Qual è il suo sogno?
«Dal punto di vista professionale?».

Sì.
«Portare Colnago ad essere uno dei marchi più desiderabili al mondo. E volutamente non ho detto uno dei marchi ciclistici, vorrei che fosse nel ran­king dei marchi più desiderabili a prescindere dalla categoria. E secondo me abbiamo le chance per giocarcela alla grande. A conferma di questo, e dobbiamo dosare queste opportunità, ci so­no molte richieste “beyond the core”, fuori dal core business. In questo mo­mento siamo corteggiati da molti marchi extra settore. Da questo punto di vista siamo sulla buona strada e in questa direzione abbiamo una sorpresa per il prossimo Giro d’Italia: nelle prossime settimane presenteremo la custodia del Trofeo Senza Fine e una bici dedicata al Giro d’Italia, la Colnago Gio­iel­lo».
Pogacar ha un valore inestimabile.
«Chiaramente, sia per noi che per il ci­clismo tutto. Ma la cosa bella è che non è solo un uomo solo al comando, ma c’è una generazione pazzesca che sta facendo innamorare tutti di ciclismo.

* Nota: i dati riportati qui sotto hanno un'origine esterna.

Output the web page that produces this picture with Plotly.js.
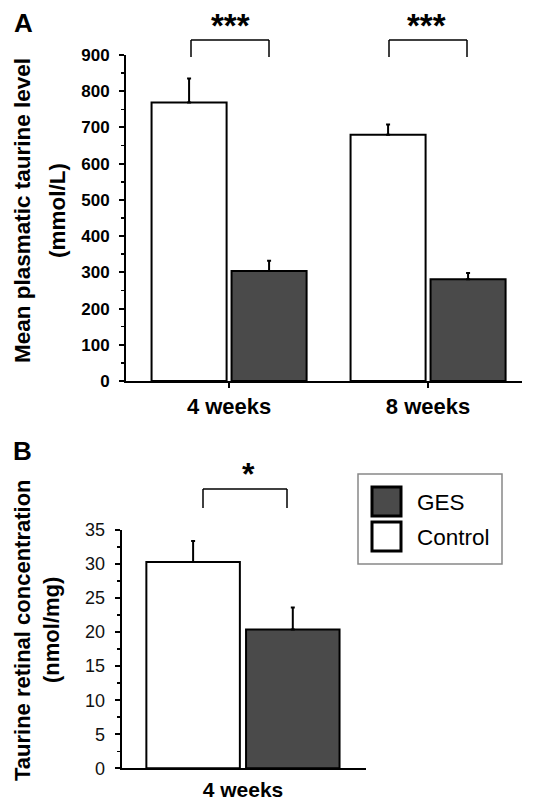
<!DOCTYPE html>
<html>
<head>
<meta charset="utf-8">
<script src="https://cdn.plot.ly/plotly-3.0.1.min.js"></script>
<style>
  html, body { margin: 0; padding: 0; background: #ffffff; }
  #chart { width: 535px; height: 806px; }
</style>
</head>
<body>
<div id="chart"></div>
<script>
// ---- Data ----
const categoriesA = ['4 weeks', '8 weeks'];
const controlA = [769, 680];
const controlAErr = [66, 28];
const gesA = [304, 281];
const gesAErr = [28, 17];

const categoriesB = ['4 weeks'];
const controlB = [30.3];
const controlBErr = [3.1];
const gesB = [20.4];
const gesBErr = [3.2];

const seriesNames = ['GES', 'Control'];
const panelLabels = ['A', 'B'];
const sigA = ['***', '***'];
const sigB = ['*'];
const yTitleA = ['Mean plasmatic taurine level', '(mmol/L)'];
const yTitleB = ['Taurine retinal concentration', '(nmol/mg)'];

// ---- Layout helpers (pixel -> paper) ----
const W = 535, H = 806;
const px = x => x / W;
const py = y => 1 - y / H;
const FONT = 'Arial, "Liberation Sans", Helvetica, sans-serif';
const GES_COLOR = '#4a4a4a';

function errUp(arr) {
  return { type: 'data', symmetric: false, array: arr, arrayminus: arr.map(() => 0),
           color: '#000', thickness: 2, width: 2 };
}

const traces = [
  { type: 'bar', name: seriesNames[1], x: categoriesA, y: controlA, xaxis: 'x', yaxis: 'y',
    marker: { color: '#ffffff', line: { color: '#000', width: 2 } }, error_y: errUp(controlAErr), showlegend: false },
  { type: 'bar', name: seriesNames[0], x: categoriesA, y: gesA, xaxis: 'x', yaxis: 'y',
    marker: { color: GES_COLOR, line: { color: '#000', width: 2 } }, error_y: errUp(gesAErr), showlegend: false },
  { type: 'bar', name: seriesNames[1], x: categoriesB, y: controlB, xaxis: 'x2', yaxis: 'y2',
    marker: { color: '#ffffff', line: { color: '#000', width: 2 } }, error_y: errUp(controlBErr), showlegend: false },
  { type: 'bar', name: seriesNames[0], x: categoriesB, y: gesB, xaxis: 'x2', yaxis: 'y2',
    marker: { color: GES_COLOR, line: { color: '#000', width: 2 } }, error_y: errUp(gesBErr), showlegend: false }
];

const shapes = [];
const annotations = [];

function bracket(x0, x1, yTop, yBot) {
  const l = { color: '#000', width: 1.5 };
  shapes.push({ type: 'line', xref: 'paper', yref: 'paper', x0: px(x0), x1: px(x1), y0: py(yTop), y1: py(yTop), line: l });
  shapes.push({ type: 'line', xref: 'paper', yref: 'paper', x0: px(x0), x1: px(x0), y0: py(yTop), y1: py(yBot), line: l });
  shapes.push({ type: 'line', xref: 'paper', yref: 'paper', x0: px(x1), x1: px(x1), y0: py(yTop), y1: py(yBot), line: l });
}
function label(text, x, y, opts) {
  annotations.push(Object.assign({ text: text, xref: 'paper', yref: 'paper', x: px(x), y: py(y),
    xanchor: 'center', yanchor: 'middle', showarrow: false,
    font: { family: FONT, size: 22.5, color: '#000', weight: 'bold' } }, opts || {}));
}

// Significance brackets
bracket(191, 269, 40, 57);
bracket(389, 467, 40, 57);
bracket(203, 287, 489, 508);
label(sigA[0], 230, 26, { font: { family: FONT, size: 33, color: '#000', weight: 'bold' } });
label(sigA[1], 426, 26, { font: { family: FONT, size: 33, color: '#000', weight: 'bold' } });
label(sigB[0], 248, 474, { font: { family: FONT, size: 32, color: '#000', weight: 'bold' } });

// Panel labels
label(panelLabels[0], 23, 23, { font: { family: FONT, size: 26, color: '#000', weight: 'bold' } });
label(panelLabels[1], 22, 451, { font: { family: FONT, size: 26, color: '#000', weight: 'bold' } });

// Y axis titles (two lines each)
label(yTitleA[0], 23, 211, { textangle: -90 });
label(yTitleA[1], 58, 211, { textangle: -90 });
label(yTitleB[0], 22, 630, { textangle: -90, font: { family: FONT, size: 22, color: '#000', weight: 'bold' } });
label(yTitleB[1], 51, 630, { textangle: -90, font: { family: FONT, size: 22, color: '#000', weight: 'bold' } });

// Legend box (custom)
shapes.push({ type: 'rect', xref: 'paper', yref: 'paper', x0: px(358), x1: px(502), y0: py(474), y1: py(564),
  line: { color: '#888', width: 1.5 }, fillcolor: 'rgba(0,0,0,0)' });
shapes.push({ type: 'rect', xref: 'paper', yref: 'paper', x0: px(372), x1: px(401), y0: py(487), y1: py(516),
  line: { color: '#000', width: 3 }, fillcolor: GES_COLOR });
shapes.push({ type: 'rect', xref: 'paper', yref: 'paper', x0: px(372), x1: px(401), y0: py(522), y1: py(551),
  line: { color: '#000', width: 3 }, fillcolor: '#ffffff' });
label(seriesNames[0], 415, 502, { xanchor: 'left', font: { family: FONT, size: 22.5, color: '#000' } });
label(seriesNames[1], 415, 537, { xanchor: 'left', font: { family: FONT, size: 22.5, color: '#000' } });

const axisCommon = { showline: true, linecolor: '#000', linewidth: 2, showgrid: false, zeroline: false,
  ticks: 'outside', tickcolor: '#000', tickwidth: 2, fixedrange: true };

const layout = {
  width: W, height: H,
  margin: { l: 0, r: 0, t: 0, b: 0 },
  paper_bgcolor: '#ffffff', plot_bgcolor: '#ffffff',
  barmode: 'group', bargap: 0.196, bargroupgap: 0.062,
  showlegend: false,
  font: { family: FONT, color: '#000' },
  xaxis: Object.assign({}, axisCommon, {
    domain: [px(126), px(522)], anchor: 'y', type: 'category', range: [-0.518, 1.472],
    ticklen: 5, tickfont: { family: FONT, size: 22, weight: 'bold', color: '#000' }, ticklabelstandoff: 0
  }),
  yaxis: Object.assign({}, axisCommon, {
    domain: [py(381), py(55)], anchor: 'x', range: [0, 900], dtick: 100, tick0: 0,
    ticklen: 5, tickfont: { family: FONT, size: 17, weight: 'bold', color: '#000' }, ticklabelstandoff: 6,
    minor: { dtick: 50, ticks: 'outside', ticklen: 3, tickcolor: '#000', tickwidth: 1.5 }
  }),
  xaxis2: Object.assign({}, axisCommon, {
    domain: [px(121.7), px(365.7)], anchor: 'y2', type: 'category', range: [-0.489, 0.495],
    ticks: '', tickfont: { family: FONT, size: 21, weight: 'bold', color: '#000' }, ticklabelstandoff: 1
  }),
  yaxis2: Object.assign({}, axisCommon, {
    domain: [py(768.3), py(530)], anchor: 'x2', range: [0, 35], dtick: 5, tick0: 0,
    ticklen: 5, tickfont: { family: FONT, size: 18, color: '#111' }, ticklabelstandoff: 6,
    minor: { dtick: 2.5, ticks: 'outside', ticklen: 3, tickcolor: '#000', tickwidth: 1.5 }
  }),
  shapes: shapes,
  annotations: annotations
};

Plotly.newPlot('chart', traces, layout, { displayModeBar: false, staticPlot: true });
</script>
</body>
</html>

Chiaro che per noi, per le nostre biciclette racing, è manna caduta dal cielo. Avere un campione così aiuta parecchio. Come le ho detto, questo brand ha un “heritage”, una storia, un valore e un’eredità non comune. I ragazzi non vogliono più narrazioni vuote, ma storie vere. Vogliono vedere e toccare. Per questo diciamo: è tutto vero! Qui è tutto vero! C’è storia, ricerca ed emozioni. La bicicletta di Po­ga­car è lì a te­stimoniarlo. Oggi, nonostante si stia vi­vendo un periodo molto urlato, percepisco la necessità di abbassare i toni. Le nuove generazioni chiedono concretezza e semplicità: esattamente come il nostro Tadej. Un ragazzo unico, ma di una sobrietà disarmante. Insomma, noi ne siamo convinti: se compri una Col­nago, compri una storia. Una gran bel­la storia».

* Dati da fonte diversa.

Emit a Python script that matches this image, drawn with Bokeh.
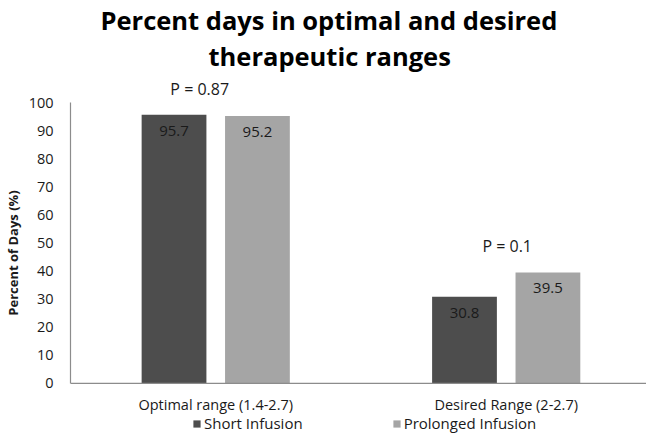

Ce la farà Tadej a fare tris al Tour?
«Sono molto scaramantico, temo fattori esogeni, preferisco tacere».

Dopo due anni molto belli, nei quali tutte le aziende del settore cclistico hanno fatto registrare utili da capogiro, ora c’è un momento di profonda stagnazione.

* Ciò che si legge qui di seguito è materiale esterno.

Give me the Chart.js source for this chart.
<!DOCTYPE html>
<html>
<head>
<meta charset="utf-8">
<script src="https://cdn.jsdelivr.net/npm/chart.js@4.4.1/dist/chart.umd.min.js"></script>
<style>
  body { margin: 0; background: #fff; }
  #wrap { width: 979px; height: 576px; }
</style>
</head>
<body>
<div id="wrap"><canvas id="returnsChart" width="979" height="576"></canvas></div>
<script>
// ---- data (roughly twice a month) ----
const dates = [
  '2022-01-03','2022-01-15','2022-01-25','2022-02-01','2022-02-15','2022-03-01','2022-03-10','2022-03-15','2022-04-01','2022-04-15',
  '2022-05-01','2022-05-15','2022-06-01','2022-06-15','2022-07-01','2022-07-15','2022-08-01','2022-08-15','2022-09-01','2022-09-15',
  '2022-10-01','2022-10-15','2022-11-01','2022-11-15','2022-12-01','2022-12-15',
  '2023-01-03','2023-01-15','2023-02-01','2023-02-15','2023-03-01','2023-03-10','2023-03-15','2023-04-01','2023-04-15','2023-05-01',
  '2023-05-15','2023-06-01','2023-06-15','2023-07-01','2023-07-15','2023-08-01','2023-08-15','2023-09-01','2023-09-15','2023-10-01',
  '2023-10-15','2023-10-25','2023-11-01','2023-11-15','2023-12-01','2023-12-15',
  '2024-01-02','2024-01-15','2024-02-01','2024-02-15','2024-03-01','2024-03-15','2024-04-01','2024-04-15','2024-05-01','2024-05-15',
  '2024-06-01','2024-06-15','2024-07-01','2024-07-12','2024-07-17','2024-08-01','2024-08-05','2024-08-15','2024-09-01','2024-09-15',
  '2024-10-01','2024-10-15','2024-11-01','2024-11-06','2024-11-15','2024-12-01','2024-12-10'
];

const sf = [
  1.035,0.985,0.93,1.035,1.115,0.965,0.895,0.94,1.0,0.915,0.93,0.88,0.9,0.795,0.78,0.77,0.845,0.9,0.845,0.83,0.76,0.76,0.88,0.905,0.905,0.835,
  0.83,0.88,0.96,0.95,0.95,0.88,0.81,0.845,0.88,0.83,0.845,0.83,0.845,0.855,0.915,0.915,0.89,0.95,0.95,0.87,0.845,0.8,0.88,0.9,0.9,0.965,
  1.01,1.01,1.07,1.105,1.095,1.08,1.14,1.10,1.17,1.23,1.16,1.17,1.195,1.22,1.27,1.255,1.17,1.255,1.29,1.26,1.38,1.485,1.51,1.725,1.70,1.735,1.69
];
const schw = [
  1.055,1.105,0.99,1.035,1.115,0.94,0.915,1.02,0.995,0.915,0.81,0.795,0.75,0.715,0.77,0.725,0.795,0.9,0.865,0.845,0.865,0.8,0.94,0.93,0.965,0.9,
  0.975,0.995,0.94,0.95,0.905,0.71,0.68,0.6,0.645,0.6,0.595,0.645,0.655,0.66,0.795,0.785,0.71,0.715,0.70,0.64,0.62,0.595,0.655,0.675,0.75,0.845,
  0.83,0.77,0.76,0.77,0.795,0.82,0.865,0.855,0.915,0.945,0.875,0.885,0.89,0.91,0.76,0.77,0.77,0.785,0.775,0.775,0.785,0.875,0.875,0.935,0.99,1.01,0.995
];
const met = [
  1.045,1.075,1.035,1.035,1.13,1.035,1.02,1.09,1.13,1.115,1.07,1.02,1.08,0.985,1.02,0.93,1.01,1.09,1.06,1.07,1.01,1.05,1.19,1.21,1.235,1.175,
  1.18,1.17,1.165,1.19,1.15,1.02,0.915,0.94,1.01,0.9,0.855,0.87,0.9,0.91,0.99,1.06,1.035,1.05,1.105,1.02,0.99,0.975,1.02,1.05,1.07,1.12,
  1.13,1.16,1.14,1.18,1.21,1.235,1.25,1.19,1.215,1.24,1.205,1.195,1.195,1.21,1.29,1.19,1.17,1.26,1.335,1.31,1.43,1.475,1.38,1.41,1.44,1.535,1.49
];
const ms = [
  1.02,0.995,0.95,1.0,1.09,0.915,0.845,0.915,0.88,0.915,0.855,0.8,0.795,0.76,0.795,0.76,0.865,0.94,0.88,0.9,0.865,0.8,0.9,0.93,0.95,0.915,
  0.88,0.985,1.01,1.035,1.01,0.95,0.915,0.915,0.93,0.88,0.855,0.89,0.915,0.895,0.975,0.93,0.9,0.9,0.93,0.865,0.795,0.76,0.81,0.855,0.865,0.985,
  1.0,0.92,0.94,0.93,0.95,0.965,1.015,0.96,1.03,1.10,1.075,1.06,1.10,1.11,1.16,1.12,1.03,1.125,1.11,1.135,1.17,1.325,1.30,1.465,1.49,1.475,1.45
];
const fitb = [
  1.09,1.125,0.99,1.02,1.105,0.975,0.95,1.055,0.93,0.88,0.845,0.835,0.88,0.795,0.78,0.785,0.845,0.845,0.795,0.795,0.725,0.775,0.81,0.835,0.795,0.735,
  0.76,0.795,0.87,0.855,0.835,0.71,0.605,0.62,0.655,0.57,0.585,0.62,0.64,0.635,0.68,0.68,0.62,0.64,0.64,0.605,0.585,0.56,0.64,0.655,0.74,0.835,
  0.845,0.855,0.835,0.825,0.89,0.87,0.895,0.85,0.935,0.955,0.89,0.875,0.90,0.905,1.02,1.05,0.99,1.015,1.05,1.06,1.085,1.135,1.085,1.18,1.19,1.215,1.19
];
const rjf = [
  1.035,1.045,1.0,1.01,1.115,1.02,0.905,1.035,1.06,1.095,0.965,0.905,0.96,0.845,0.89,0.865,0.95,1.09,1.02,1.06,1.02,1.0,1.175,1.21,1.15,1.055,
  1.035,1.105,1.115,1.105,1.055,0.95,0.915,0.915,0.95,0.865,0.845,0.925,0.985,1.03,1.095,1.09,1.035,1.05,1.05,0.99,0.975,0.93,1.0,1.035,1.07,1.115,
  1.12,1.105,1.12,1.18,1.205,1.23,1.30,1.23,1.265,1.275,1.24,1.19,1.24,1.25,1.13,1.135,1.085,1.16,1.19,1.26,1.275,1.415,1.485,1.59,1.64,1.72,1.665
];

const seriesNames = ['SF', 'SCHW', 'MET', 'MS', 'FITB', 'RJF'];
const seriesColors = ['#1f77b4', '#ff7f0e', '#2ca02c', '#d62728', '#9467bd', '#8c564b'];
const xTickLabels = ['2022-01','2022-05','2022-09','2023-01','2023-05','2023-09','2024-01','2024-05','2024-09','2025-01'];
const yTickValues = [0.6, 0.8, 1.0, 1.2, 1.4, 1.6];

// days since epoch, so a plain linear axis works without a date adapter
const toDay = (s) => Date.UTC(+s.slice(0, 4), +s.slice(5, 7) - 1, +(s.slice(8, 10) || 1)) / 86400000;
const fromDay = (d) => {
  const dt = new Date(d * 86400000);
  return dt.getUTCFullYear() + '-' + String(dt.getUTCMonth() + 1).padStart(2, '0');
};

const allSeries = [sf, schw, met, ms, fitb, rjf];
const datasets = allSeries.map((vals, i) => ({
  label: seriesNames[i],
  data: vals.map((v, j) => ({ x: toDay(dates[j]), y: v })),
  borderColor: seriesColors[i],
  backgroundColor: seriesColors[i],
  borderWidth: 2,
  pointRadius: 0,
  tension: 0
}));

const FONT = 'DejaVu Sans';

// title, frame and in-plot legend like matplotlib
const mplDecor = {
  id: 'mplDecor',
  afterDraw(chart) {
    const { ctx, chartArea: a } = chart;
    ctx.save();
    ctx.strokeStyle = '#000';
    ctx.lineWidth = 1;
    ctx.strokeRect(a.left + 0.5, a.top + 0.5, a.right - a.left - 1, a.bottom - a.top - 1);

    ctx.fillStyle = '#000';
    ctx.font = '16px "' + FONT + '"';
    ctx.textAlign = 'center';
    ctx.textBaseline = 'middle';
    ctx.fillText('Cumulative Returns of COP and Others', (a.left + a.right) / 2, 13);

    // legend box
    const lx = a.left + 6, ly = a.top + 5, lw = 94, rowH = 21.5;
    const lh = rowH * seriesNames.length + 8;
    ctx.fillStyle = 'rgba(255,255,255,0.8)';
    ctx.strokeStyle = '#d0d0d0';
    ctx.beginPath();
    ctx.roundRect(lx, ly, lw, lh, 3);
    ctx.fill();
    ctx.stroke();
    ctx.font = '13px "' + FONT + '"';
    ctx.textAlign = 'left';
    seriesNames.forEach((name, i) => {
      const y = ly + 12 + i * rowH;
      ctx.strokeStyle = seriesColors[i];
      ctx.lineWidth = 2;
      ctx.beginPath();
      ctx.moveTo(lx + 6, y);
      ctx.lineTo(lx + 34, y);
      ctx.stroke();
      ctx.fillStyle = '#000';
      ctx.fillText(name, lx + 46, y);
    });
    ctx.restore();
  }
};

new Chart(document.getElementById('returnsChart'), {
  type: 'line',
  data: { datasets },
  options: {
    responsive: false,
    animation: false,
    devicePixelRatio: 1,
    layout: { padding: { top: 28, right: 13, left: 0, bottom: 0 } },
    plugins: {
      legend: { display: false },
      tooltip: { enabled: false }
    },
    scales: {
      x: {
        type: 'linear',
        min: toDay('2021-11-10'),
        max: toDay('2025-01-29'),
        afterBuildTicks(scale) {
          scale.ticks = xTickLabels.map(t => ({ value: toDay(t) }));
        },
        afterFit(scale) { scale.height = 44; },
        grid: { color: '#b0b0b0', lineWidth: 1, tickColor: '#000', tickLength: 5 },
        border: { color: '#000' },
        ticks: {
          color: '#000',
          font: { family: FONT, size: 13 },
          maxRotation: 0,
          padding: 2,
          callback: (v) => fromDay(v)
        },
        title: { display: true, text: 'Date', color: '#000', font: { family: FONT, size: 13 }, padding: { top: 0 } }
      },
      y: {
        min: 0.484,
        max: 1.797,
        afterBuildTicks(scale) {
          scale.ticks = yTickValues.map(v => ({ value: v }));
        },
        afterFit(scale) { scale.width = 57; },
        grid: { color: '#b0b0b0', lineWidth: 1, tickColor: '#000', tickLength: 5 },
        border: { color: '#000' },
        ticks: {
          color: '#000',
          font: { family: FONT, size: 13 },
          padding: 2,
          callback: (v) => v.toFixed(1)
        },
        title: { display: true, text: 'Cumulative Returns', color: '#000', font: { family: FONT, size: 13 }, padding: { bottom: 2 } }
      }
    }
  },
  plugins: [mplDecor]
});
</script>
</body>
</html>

«È chiaro che adesso c’è da smaltire le scorte e prevedo un periodo di tensione fino ad autunno inoltrato. La Colna­go, però, ha la fortuna di giocare un al­tro campionato, nel senso che noi sia­mo bici di altissima gamma, oggetti Luxury e non siamo toccati da questa contingenza e, per tale ragione, abbiamo un budget realistico che dovrebbe portarci a toccare almeno i 55 milioni di euro. Le posso dire un’altra co­sa?...».

Certo.
«La bici da turismo o da passeggio in ogni Paese è diversa. Quella tedesca è diversa da quella olandese, così come da quella americana. La bicicletta da corsa, invece, è uguale in tutto il mon­do: è quella lì. È iconica e quelle italiane lo sono ancora di più perché hanno una storia alle spalle molto riconoscibile. Le Colnago sono chiaramente un’opportunità. Noi non vogliamo fare volumi, noi non siamo e non vogliamo essere Trek o Specialized. Piuttosto vogliamo proseguire a regalare sogni di qualità. Non abbiamo nessuna forma di ingordigia e questa visione è condivisa dalla proprietà, così come da tutto il board. Se mai volessimo fare volumi, allora in quel caso non lo faremmo con Colnago. Il trifoglio è e deve restare per il mondo delle biciclette da corsa un’eccellenza: è storia. Manolo Ber­tocchi, il nostro direttore marketing, in questo è integralista: ognuno deve fare il proprio mestiere e la Colnago deve continuarlo a farlo così».